Werewolves
of Wales
Records of an enormous wolf-like animal in
North Wales date back to 1790, when a stagecoach travelling
between Denbigh and Wrexham was attacked and overturned by
an enormous black beast almost as long as the coach horses.
The terrifying animal tore into one of the horses and killed
it, while the other horse broke free from its harness and galloped
off into the night.
The attack took place just after dusk, with a full moon on
the horizon. The moon that month seemed blood red, probably
because of dust in the stratosphere from a recent forest fire
in the Hatchmere area.
The locals thought the moon's colour
was a sign that something evil was at large and the superstitious
phrase, "bad moon
on the rise" was whispered in travellers' inns across
the region.

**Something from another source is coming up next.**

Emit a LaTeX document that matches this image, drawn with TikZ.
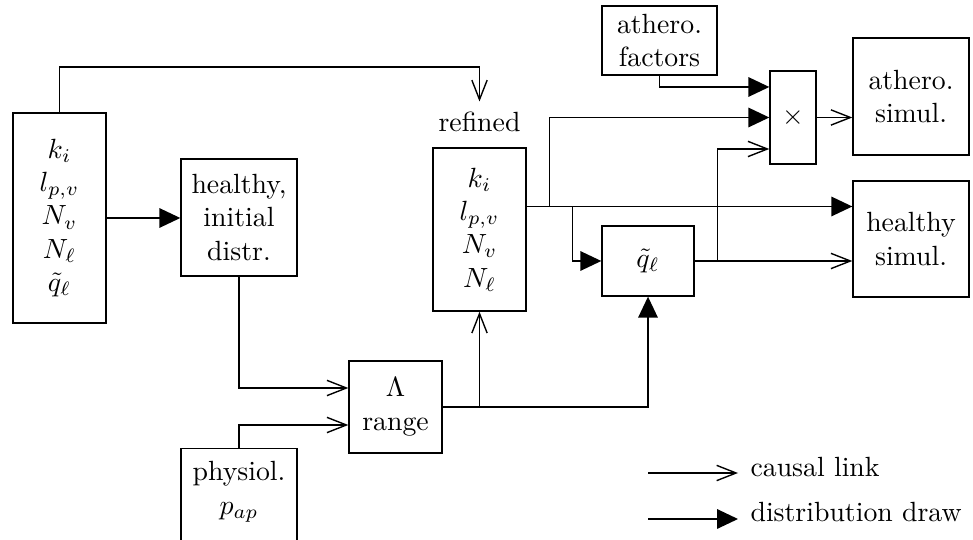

In the winter of 1791, a farmer went into his snow-covered
field just seven miles east of Gresford, and he saw enormous
tracks that looked like those belonging to an overgrown wolf.
He followed the tracks with a blacksmith for two miles, and
they led to a scene of mutilation which made the villagers
in the area quake with fear that night.
One snow-covered field was a lake of blood dotted with carcasses
of sheep, cattle, and even the farmer's dog.
The farmer was found locked up in his house in a terrible
state. He wasn't harmed physically, but he was terrified. He
had barricaded himself in after witnessing an enormous black
animal that resembled a wolf ripping the throat out of his
sheepdog.
The animal had then gone for the farmer, but he had managed
to run into the farmhouse in time. He had bolted the heavy
oaken door and hid under a table in the kitchen armed only
with a pitchfork.
The farmer said the wolf pounded on the heavy oak door, almost
knocking it off its hinges. The weird-looking animal then stood
up on its hind legs like a human and looked in through the
windows of the farmhouse.
Its eyes were blue and seemed intelligent and almost human-like.
The beast foamed at the mouth as it peered in, then bolted
from the window to commit carnage on the farm.
The church set up patrols in search of what was suspected
to be a werewolf, and bands of villagers braved the freezing
blizzards with lanterns, muskets and pitchforks in search of
the beast, but only its tracks were ever seen.
Seven years later, two men walking across the Bickerton Hills
in Cheshire saw something that sent them running for their
lives.
They rushed into an inn and refused to continue their journey
until morning. At dawn on the following day, the mutilated
bodies of two vagrants were found in a wood just five miles
from the inn.
The attacks by the large black wolf gradually died out, and
the people of Cheshire and Wales breathed a sigh of relief.
But two centuries later, attacks by a large unidentified animal
were reported again.
In February 1992, a national newspaper reported sightings
of a strange bear-like animal that had been seen across Wales.
In the north of the country, a farmer who had spotted the animal
on the night of a full moon said he had afterwards found two
of his lambs had been killed.
And in 2001 the local newspaper, the Evening Leader ran a
series of articles about sightings of big cats, like a puma
in Treuddyn, near Mold, and Bangor-on-Dee, near Wrexham.